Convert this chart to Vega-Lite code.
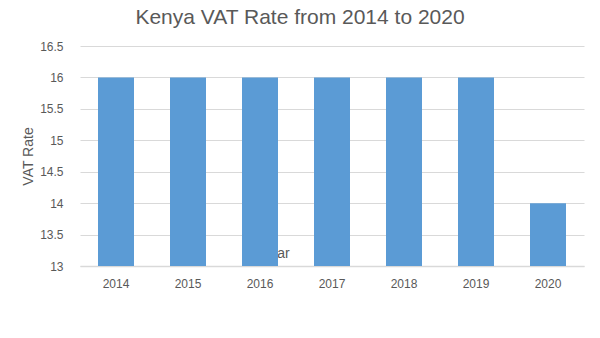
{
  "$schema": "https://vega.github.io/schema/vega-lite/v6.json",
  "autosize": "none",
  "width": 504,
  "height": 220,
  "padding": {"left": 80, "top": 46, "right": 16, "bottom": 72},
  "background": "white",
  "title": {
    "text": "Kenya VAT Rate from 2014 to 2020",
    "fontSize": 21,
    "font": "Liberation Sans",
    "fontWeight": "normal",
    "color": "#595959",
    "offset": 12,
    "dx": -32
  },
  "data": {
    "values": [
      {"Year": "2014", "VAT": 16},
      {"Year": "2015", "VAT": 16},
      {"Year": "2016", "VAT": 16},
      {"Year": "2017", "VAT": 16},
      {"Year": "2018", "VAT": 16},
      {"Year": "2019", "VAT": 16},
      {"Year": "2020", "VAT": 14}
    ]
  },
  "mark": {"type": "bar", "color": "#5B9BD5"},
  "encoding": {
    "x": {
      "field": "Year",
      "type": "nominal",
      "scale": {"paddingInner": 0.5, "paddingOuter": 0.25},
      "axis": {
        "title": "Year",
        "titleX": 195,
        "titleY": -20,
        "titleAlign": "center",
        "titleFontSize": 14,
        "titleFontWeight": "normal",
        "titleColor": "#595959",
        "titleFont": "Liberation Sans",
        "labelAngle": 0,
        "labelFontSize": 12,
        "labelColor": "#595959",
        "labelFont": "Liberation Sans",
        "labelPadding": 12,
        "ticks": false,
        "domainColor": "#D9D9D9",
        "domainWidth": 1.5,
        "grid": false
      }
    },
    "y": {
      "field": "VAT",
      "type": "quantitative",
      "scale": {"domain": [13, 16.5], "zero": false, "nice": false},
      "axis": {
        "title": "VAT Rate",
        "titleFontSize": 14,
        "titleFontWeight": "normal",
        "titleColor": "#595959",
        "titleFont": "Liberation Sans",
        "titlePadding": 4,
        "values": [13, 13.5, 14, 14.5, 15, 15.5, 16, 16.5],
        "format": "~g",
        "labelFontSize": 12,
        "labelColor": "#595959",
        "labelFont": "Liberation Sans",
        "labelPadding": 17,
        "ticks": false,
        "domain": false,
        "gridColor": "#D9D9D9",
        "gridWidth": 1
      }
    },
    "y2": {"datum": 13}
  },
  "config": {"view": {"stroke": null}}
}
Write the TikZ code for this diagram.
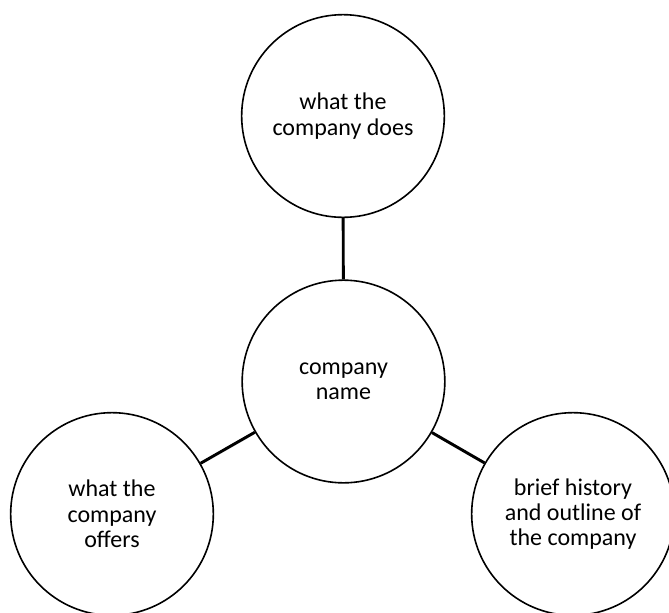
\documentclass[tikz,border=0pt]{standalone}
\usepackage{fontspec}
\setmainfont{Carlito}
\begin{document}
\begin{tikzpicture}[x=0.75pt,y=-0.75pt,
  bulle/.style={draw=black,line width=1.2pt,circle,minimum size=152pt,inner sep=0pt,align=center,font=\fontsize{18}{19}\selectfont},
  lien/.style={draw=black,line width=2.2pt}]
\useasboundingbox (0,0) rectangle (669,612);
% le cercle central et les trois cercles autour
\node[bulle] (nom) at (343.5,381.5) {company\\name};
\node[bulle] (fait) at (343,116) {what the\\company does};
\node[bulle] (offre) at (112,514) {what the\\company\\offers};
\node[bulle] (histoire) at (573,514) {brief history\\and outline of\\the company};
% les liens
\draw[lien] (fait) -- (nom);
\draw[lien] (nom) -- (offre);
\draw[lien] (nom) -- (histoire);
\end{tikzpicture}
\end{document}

—————

#### Directive
Find the string "code" in the entries above and return each line that holds it.

#### Finished exercise
Convert this chart to Vega-Lite code.
Write the TikZ code for this diagram.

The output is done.